[Charts and diagrams as code]
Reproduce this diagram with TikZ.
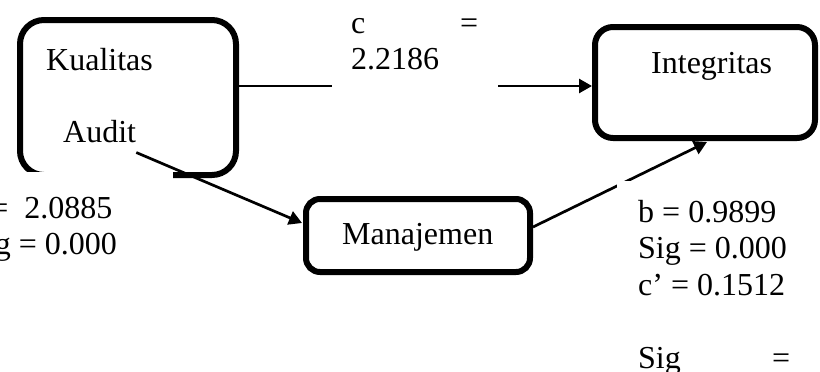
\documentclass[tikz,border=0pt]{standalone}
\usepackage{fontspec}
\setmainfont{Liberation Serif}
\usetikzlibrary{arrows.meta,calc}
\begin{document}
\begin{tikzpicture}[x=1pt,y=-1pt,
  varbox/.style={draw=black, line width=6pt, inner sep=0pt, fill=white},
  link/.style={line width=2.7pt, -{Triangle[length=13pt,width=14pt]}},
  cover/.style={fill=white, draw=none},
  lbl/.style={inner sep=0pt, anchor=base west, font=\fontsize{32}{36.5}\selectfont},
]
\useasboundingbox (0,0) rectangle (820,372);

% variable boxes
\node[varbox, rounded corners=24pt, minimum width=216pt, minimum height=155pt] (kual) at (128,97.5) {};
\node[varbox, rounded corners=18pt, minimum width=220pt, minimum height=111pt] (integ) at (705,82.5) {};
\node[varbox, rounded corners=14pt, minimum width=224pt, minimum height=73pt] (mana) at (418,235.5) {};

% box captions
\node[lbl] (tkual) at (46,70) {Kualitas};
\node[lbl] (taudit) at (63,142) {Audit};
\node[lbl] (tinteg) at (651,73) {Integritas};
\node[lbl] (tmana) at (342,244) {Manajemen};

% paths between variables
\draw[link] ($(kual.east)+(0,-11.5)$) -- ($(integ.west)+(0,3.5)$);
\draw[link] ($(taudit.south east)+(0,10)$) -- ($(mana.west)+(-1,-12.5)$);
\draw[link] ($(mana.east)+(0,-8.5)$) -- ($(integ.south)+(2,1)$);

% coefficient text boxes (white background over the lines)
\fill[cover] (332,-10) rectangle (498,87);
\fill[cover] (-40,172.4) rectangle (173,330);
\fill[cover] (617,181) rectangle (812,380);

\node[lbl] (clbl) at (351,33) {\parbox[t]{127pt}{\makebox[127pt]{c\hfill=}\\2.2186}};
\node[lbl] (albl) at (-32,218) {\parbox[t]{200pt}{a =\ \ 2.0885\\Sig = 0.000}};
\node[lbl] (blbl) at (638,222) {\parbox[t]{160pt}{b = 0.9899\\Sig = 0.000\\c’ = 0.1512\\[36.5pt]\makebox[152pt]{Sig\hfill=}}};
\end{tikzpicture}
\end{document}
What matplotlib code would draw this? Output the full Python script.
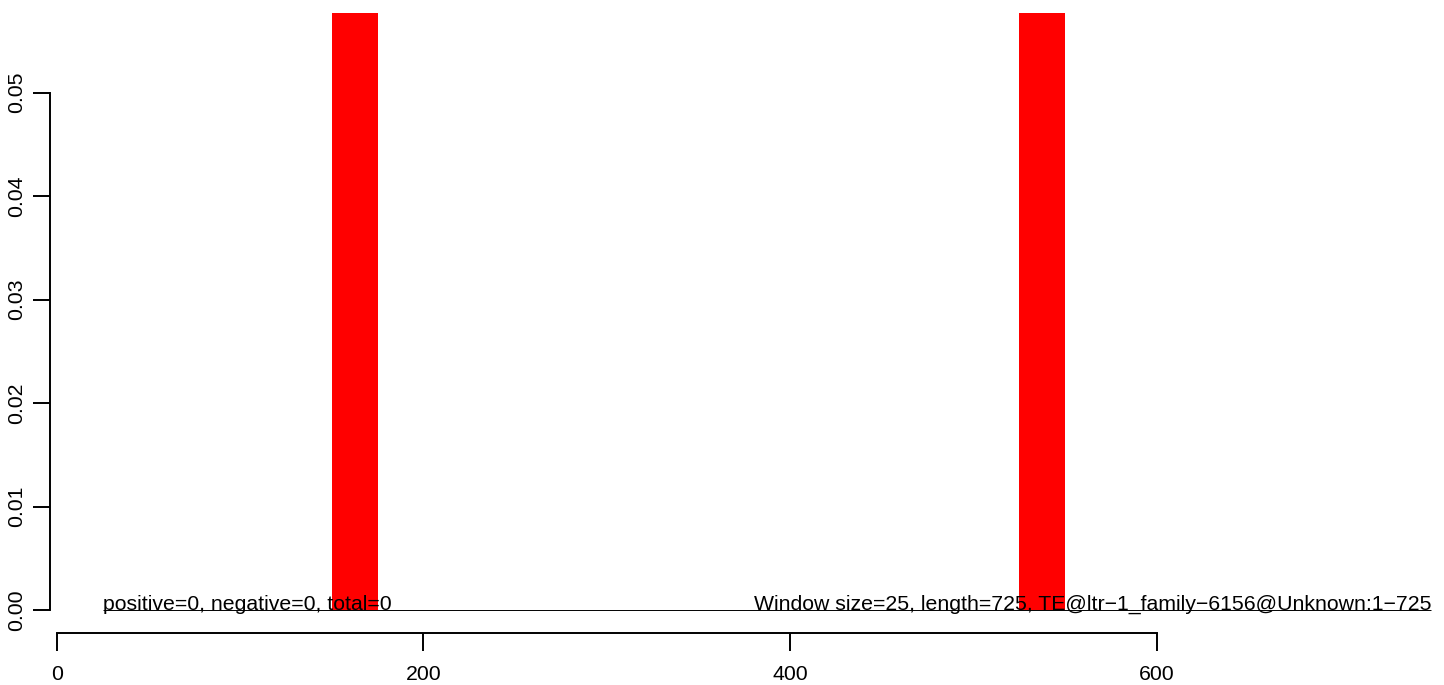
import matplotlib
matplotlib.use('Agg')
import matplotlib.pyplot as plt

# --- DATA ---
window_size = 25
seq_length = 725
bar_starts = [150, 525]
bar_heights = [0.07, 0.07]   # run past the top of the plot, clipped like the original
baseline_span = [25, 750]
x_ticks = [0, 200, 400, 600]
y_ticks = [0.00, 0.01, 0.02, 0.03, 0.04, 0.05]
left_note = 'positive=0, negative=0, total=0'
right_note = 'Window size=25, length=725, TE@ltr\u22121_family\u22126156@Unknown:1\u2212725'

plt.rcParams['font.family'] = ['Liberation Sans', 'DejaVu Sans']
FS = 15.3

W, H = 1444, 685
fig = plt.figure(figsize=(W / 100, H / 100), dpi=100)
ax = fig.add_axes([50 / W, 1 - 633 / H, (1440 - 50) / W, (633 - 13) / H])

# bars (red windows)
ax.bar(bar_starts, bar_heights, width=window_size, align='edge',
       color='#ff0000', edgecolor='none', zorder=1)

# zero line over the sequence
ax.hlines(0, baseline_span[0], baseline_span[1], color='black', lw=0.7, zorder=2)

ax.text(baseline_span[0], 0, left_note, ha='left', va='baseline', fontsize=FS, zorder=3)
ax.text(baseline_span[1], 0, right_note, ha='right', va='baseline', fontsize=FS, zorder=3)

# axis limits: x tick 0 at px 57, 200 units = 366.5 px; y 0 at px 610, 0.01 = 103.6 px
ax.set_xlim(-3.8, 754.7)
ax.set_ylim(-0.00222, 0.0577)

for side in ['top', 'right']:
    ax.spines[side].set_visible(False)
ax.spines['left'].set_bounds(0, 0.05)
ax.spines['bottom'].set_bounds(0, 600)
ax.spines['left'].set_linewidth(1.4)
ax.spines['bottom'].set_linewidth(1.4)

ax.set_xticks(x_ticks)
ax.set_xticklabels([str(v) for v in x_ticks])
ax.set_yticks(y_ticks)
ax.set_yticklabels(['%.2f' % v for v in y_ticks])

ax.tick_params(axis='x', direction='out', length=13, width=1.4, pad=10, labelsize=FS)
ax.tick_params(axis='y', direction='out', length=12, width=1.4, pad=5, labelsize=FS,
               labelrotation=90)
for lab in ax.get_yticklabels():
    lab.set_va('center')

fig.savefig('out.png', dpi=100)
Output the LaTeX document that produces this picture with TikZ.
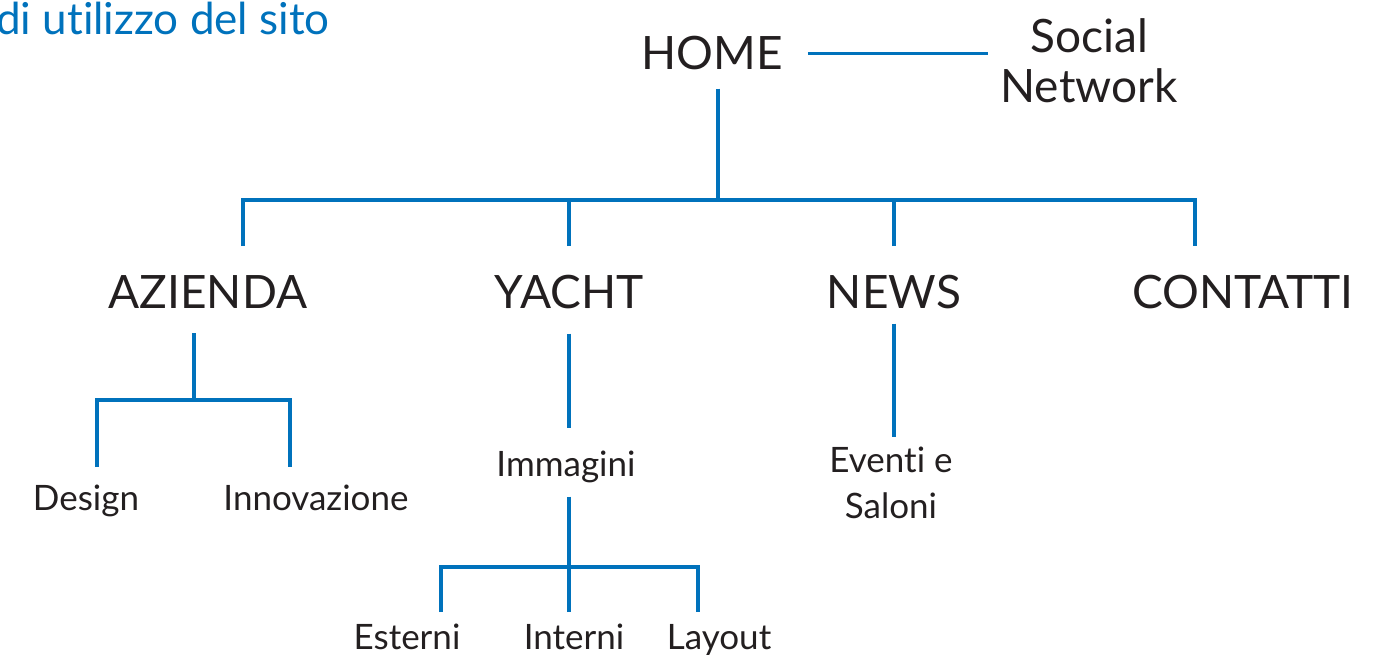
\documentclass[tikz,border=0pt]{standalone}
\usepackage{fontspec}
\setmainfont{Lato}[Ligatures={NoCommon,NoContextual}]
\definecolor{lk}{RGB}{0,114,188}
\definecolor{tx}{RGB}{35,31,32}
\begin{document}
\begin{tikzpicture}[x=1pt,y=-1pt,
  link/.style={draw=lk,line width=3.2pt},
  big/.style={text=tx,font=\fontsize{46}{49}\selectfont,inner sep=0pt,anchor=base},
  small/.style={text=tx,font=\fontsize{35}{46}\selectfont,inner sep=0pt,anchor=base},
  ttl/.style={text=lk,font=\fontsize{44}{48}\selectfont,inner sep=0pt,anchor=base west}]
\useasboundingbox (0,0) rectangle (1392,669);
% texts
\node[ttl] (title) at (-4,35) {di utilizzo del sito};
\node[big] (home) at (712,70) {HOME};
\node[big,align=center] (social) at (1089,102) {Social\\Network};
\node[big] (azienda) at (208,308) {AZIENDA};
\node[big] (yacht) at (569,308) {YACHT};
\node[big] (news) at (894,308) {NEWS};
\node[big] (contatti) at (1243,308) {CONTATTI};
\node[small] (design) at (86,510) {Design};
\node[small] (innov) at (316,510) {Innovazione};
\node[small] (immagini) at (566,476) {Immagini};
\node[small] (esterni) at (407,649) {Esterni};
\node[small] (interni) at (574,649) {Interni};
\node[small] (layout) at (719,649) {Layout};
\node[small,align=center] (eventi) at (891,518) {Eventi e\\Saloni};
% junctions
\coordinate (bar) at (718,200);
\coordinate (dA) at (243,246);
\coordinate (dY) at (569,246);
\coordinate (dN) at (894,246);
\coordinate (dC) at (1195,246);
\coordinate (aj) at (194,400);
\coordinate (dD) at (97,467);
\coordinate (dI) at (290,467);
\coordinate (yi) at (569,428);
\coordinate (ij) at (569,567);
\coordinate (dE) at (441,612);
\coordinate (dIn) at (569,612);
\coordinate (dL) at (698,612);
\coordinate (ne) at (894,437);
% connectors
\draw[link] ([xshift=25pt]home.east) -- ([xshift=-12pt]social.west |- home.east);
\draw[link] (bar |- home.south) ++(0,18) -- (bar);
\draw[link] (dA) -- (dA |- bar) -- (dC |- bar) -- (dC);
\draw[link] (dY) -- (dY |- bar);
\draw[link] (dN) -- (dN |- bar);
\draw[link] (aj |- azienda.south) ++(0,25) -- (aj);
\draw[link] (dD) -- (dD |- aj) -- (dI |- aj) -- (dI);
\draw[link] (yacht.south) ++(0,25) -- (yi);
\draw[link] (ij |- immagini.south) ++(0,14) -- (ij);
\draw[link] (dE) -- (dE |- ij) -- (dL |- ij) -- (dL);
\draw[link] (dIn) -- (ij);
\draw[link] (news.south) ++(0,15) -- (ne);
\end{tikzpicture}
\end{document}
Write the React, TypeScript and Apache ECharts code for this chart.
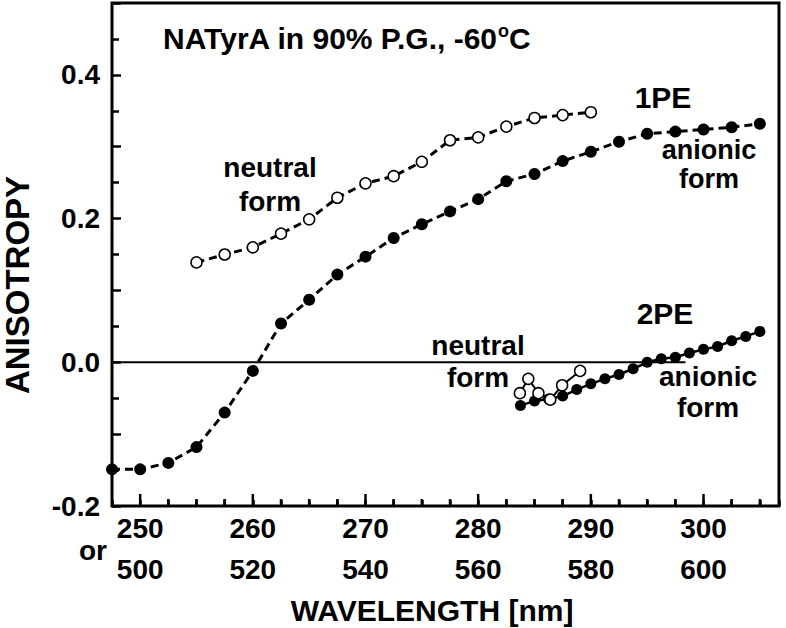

Your goal: Pictures are excluded. Repeat exactly the lines from the one containing "What matplotlib code" to the one containing "ha='right', va='baseline', fontsize=FS, zorder=3)", inclusive.

Written solution:
What matplotlib code would draw this? Output the full Python script.
import matplotlib
matplotlib.use('Agg')
import matplotlib.pyplot as plt

# --- DATA ---
window_size = 25
seq_length = 725
bar_starts = [150, 525]
bar_heights = [0.07, 0.07]   # run past the top of the plot, clipped like the original
baseline_span = [25, 750]
x_ticks = [0, 200, 400, 600]
y_ticks = [0.00, 0.01, 0.02, 0.03, 0.04, 0.05]
left_note = 'positive=0, negative=0, total=0'
right_note = 'Window size=25, length=725, TE@ltr\u22121_family\u22126156@Unknown:1\u2212725'

plt.rcParams['font.family'] = ['Liberation Sans', 'DejaVu Sans']
FS = 15.3

W, H = 1444, 685
fig = plt.figure(figsize=(W / 100, H / 100), dpi=100)
ax = fig.add_axes([50 / W, 1 - 633 / H, (1440 - 50) / W, (633 - 13) / H])

# bars (red windows)
ax.bar(bar_starts, bar_heights, width=window_size, align='edge',
       color='#ff0000', edgecolor='none', zorder=1)

# zero line over the sequence
ax.hlines(0, baseline_span[0], baseline_span[1], color='black', lw=0.7, zorder=2)

ax.text(baseline_span[0], 0, left_note, ha='left', va='baseline', fontsize=FS, zorder=3)
ax.text(baseline_span[1], 0, right_note, ha='right', va='baseline', fontsize=FS, zorder=3)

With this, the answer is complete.